Améliorons les chefs-d’œuvre (19)
La date de réalisation des Fileuses est encore discutée, mais elle est sans doute parmi les dernières œuvres du peintre. On y retrouve à son summum sa touche libre, large et rapide, à l’image du dernier Titien qu’il admirait tant, et quelques repentirs exécutés trop rapidement dont les différentes étapes ont fusionné en séchant, donnant l’impression de gestes animés.
Le musée du Prado savait de longue date que le tableau avait été agrandi, un siècle après la mort du peintre, pour l’ajuster aux dimensions du nouveau Palais royal à Madrid. Une architecture peinte, improvisée en ogive, l’avait alors augmenté de plus de 2 mètres carrés (de 4,2 à 6,35), et l’ensemble avait été mystérieusement incliné de moins un degré à droite.
La peinture est un art essentiellement décoratif. Ce genre de remaniement était courant, mais plus souvent dans le sens de la réduction des dimensions, en supprimant des portions des œuvres, parfois en les découpant en plusieurs petits tableaux.

Il faut admettre que l’opération est un peu démesurée. D’autant que ce masquage des ajouts étrangers derrière un faux cadre, sur un fond vert olive, était déjà en place depuis 2007 (ici dans une vidéo de 2012, et là en 2014).
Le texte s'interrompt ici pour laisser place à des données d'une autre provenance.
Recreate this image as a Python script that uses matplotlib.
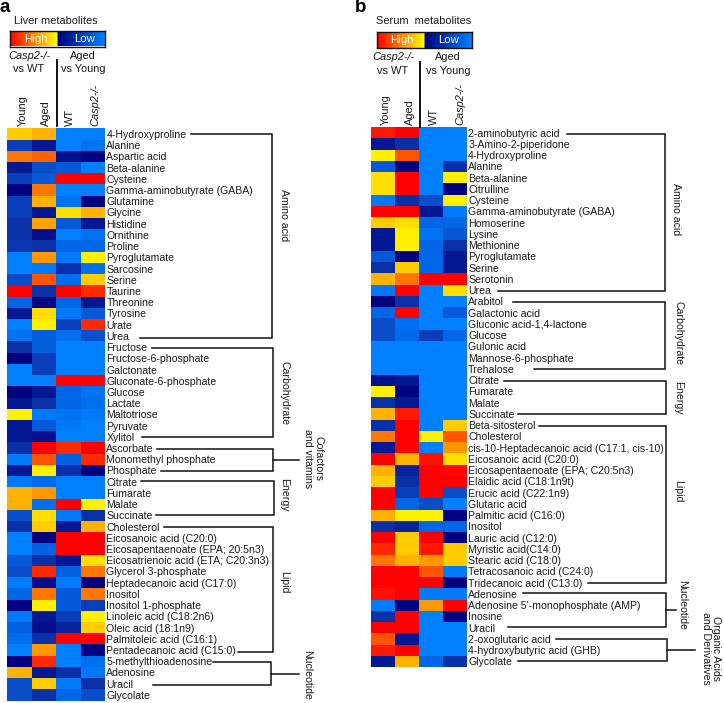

Ainsi l’opération de 2021, trompétée en très haute définition sur Youtube, n’a consisté qu’à réduire l’ombre disgracieuse du cadre précédent qui obscurcissait une quinzaine de centimètres en haut du tableau, et redresser l’inclinaison fautive en le remontant à droite d’un angle d’à peu près un degré.
Certains nostalgiques, chagrins ou presbytes, prétendent que le génie humain ne crée plus de ces chefs-d’œuvre comme aux siècles passés. En tout cas, il s’épanouit manifestement à améliorer ceux qui subsistent.